Resistive memory components the computer industry can’t resist

Scientists have produced new “memsistor” devices that last for 1 trillion cycles — far outstripping the endurance of commercial flash memories for computing.

Make way for some new memsistors.

For years, the computer industry has sought memory technologies with higher endurance, lower cost, and better energy efficiency than commercial flash memories. Now, an international collaboration of scientists may have solved many of those challenges with the discovery of thin, molecular films that can store information.

Scientists at Yale, the National University of Singapore (NUS), and the Indian Association for the Cultivation of Science (IACS) have produced new “memsistor” devices that last for 1 trillion cycles — far outstripping the endurance of commercial flash memories for computing.
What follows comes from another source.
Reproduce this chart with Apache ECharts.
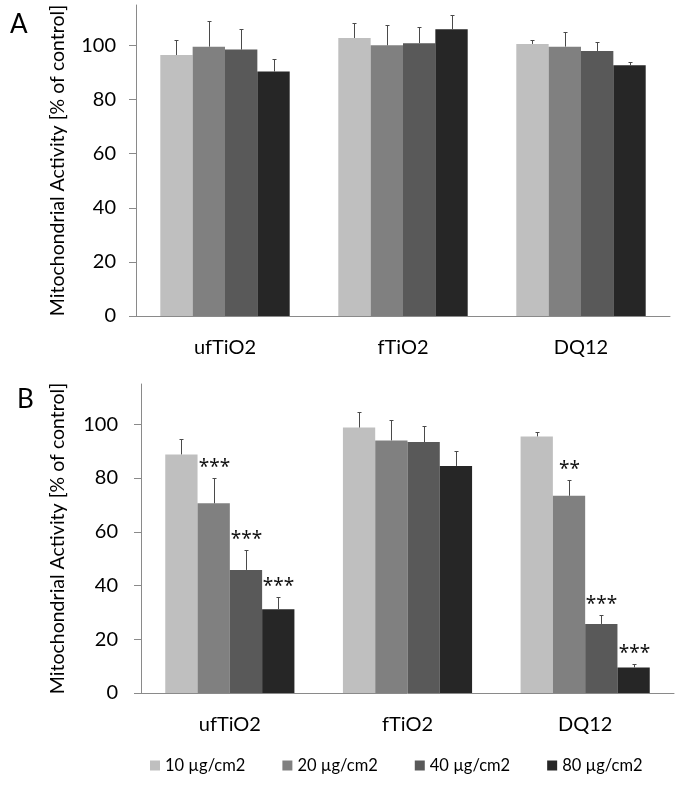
<!DOCTYPE html>
<html><head><meta charset="utf-8">
<script src="https://cdn.jsdelivr.net/npm/echarts@6/dist/echarts.min.js"></script>
<style>html,body{margin:0;padding:0;background:#fff}#c{width:685px;height:788px}</style>
</head><body><div id="c"></div>
<script>
// ---- data ----
const categories = ['ufTiO2', 'fTiO2', 'DQ12'];
const doses = ['10 µg/cm2', '20 µg/cm2', '40 µg/cm2', '80 µg/cm2'];
const yTicks = [0, 20, 40, 60, 80, 100];
const yTitle = 'Mitochondrial Activity [% of control]';

// Panel A means / upper error (SD)
const meanA_10 = [96.5, 102.8, 100.6];
const meanA_20 = [99.6, 100.1, 99.6];
const meanA_40 = [98.5, 100.9, 98.0];
const meanA_80 = [90.4, 106.0, 92.7];
const errA_10 = [5.5, 5.6, 1.6];
const errA_20 = [9.4, 7.4, 5.6];
const errA_40 = [7.5, 5.9, 3.5];
const errA_80 = [4.8, 5.2, 1.4];

// Panel B means / upper error (SD) / significance
const meanB_10 = [88.8, 98.8, 95.5];
const meanB_20 = [70.6, 94.0, 73.4];
const meanB_40 = [45.8, 93.4, 25.7];
const meanB_80 = [31.2, 84.5, 9.5];
const errB_10 = [5.7, 5.7, 1.6];
const errB_20 = [9.3, 7.5, 5.7];
const errB_40 = [7.6, 5.9, 3.5];
const errB_80 = [4.7, 5.4, 1.3];
const sigB_10 = ['', '', ''];
const sigB_20 = ['***', '', '**'];
const sigB_40 = ['***', '', '***'];
const sigB_80 = ['***', '', '***'];

// ---- styling ----
const colors = ['#bfbfbf', '#808080', '#595959', '#262626'];
const FONT = 'Lato';
const GAP = 0.273;

const meansA = [meanA_10, meanA_20, meanA_40, meanA_80];
const errsA = [errA_10, errA_20, errA_40, errA_80];
const meansB = [meanB_10, meanB_20, meanB_40, meanB_80];
const errsB = [errB_10, errB_20, errB_40, errB_80];
const sigsB = [sigB_10, sigB_20, sigB_40, sigB_80];
const noSig = ['', '', ''];

function errSeries(panel, si, means, errs, sigs) {
  return {
    type: 'custom', xAxisIndex: panel, yAxisIndex: panel, z: 5,
    data: means.map((m, i) => [i, m, errs[i]]),
    encode: { x: 0, y: 1 },
    renderItem: function (params, api) {
      const cat = api.value(0), mean = api.value(1), err = api.value(2);
      const band = api.size([1, 0])[0];
      const groupW = band * (1 - GAP);
      const barW = groupW / 4;
      const base = api.coord([cat, mean]);
      const x = Math.round(base[0] - groupW / 2 + (si + 0.5) * barW) + 0.5;
      const top = Math.round(api.coord([cat, mean + err])[1]) + 0.5;
      const st = { stroke: '#4a4a4a', lineWidth: 1 };
      const children = [
        { type: 'line', shape: { x1: x, y1: base[1], x2: x, y2: top }, style: st },
        { type: 'line', shape: { x1: x - 2, y1: top, x2: x + 2, y2: top }, style: st }
      ];
      const s = sigs[params.dataIndex];
      if (s) {
        children.push({ type: 'text', style: { text: s, x: x, y: top - 11, textAlign: 'center', textVerticalAlign: 'middle', fill: '#111', font: '19px "Noto Sans"' } });
      }
      return { type: 'group', children: children };
    }
  };
}

const series = [];
doses.forEach((d, si) => {
  series.push({ name: d, type: 'bar', xAxisIndex: 0, yAxisIndex: 0, data: meansA[si], barGap: '0%', barCategoryGap: (GAP * 100) + '%', itemStyle: { color: colors[si] }, emphasis: { disabled: true } });
});
doses.forEach((d, si) => {
  series.push({ name: d, type: 'bar', xAxisIndex: 1, yAxisIndex: 1, data: meansB[si], barGap: '0%', barCategoryGap: (GAP * 100) + '%', itemStyle: { color: colors[si] }, emphasis: { disabled: true } });
});
doses.forEach((d, si) => series.push(errSeries(0, si, meansA[si], errsA[si], noSig)));
doses.forEach((d, si) => series.push(errSeries(1, si, meansB[si], errsB[si], sigsB[si])));

function xAx(idx) {
  return { type: 'category', gridIndex: idx, data: categories,
    axisLine: { lineStyle: { color: '#8a8a8a', width: 1 } }, axisTick: { show: false },
    axisLabel: { color: '#000', fontFamily: FONT, fontSize: 20, margin: 22 } };
}
function yAx(idx, gap, lblMargin) {
  return { type: 'value', gridIndex: idx, min: 0, max: 115, interval: 20,
    splitLine: { show: false },
    axisLine: { show: true, lineStyle: { color: '#8a8a8a', width: 1 } },
    axisTick: { show: true, length: 7, customValues: yTicks, lineStyle: { color: '#8a8a8a' } },
    axisLabel: { color: '#000', fontFamily: FONT, fontSize: 20, margin: lblMargin, customValues: yTicks },
    name: yTitle, nameLocation: 'middle', nameGap: gap,
    nameTextStyle: { color: '#000', fontFamily: FONT, fontSize: 19.5 } };
}

const chart = echarts.init(document.getElementById('c'), null, { renderer: 'canvas' });
chart.setOption({
  animation: false,
  backgroundColor: '#fff',
  grid: [
    { left: 136, top: 5, width: 534, height: 311 },
    { left: 141, top: 384, width: 533, height: 309 }
  ],
  xAxis: [xAx(0), xAx(1)],
  yAxis: [yAx(0, 68, 20), yAx(1, 73, 23)],
  legend: { data: doses, left: 145, top: 752, itemWidth: 10, itemHeight: 10, itemGap: 37, icon: 'rect',
    textStyle: { color: '#000', fontFamily: FONT, fontSize: 16.5 } },
  graphic: [
    { type: 'text', left: 10, top: 12, style: { text: 'A', font: '26px ' + FONT, fill: '#000' } },
    { type: 'text', left: 17, top: 387, style: { text: 'B', font: '26px ' + FONT, fill: '#000' } }
  ],
  series: series
});
</script>
</body></html>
A memsistor is an electrical resistor component with memory; it can regulate the electrical current in a circuit, while remembering the level of charge that goes through it.

The discovery is described in a study published Oct. 23 in the online edition of the journal Nature Materials.

Graphic represenation of a transistor.
Scientists at Yale helped develop thin, molecular films that can store information, with potential applications in the computer industry.

These devices show great potential for applications in computing, especially in neuromorphic and logic circuits,” said Yale chemistry professor Victor Batista, a co-author of the study and leader of a research group that included Yale graduate student Adam Matula and Yale postdoctoral student Svante Hedstrom. “The molecular-level understanding of these devices that we have helped generate is unprecedented in a memory device, and this allows us to create design principles for the next generation of devices.”

Neuromorphic computing attempts to simulate the architecture of the human brain. It involves systems with electronic analog circuitry that mimics neural structures in the central nervous system.

Considerable research already has gone into resistive memory devices, particularly those made with inorganic materials. Devices using organic materials were thought to be too inconsistent and unstable for commercial use. But the new memsistors created by Batista and his colleagues feature a layer of organic, complex metal that may offer an option that is durable and less expensive to manufacture.

Batista said that while the discovery has great potential, additional research must be done to understand more about the information-storing properties of the new memsistors. “The most surprising part in this is how a molecular film, grown without much outside control, can get almost all of its molecules switched on and off repeatedly over trillions of cycles,” he said. “Even if we scale this down to the nanometer regime, the phenomenon is still consistent. These molecules are like electron sponges and what we still don’t understand is how the electrical charges are being balanced.”

The first author of the study is Sreetosh Goswami of NUS. Co-senior authors were Sreebrata Goswami of IACS, T. Venkatesan of NUS, and Batista. Batista is also a member of the Energy Sciences Institute at Yale’s West Campus.

Yale’s effort was supported by a grant from the Air Force Office of Scientific Research and supercomputing time from the National Energy Research Scientific Computing Center and the Yale High Performance Computing Center.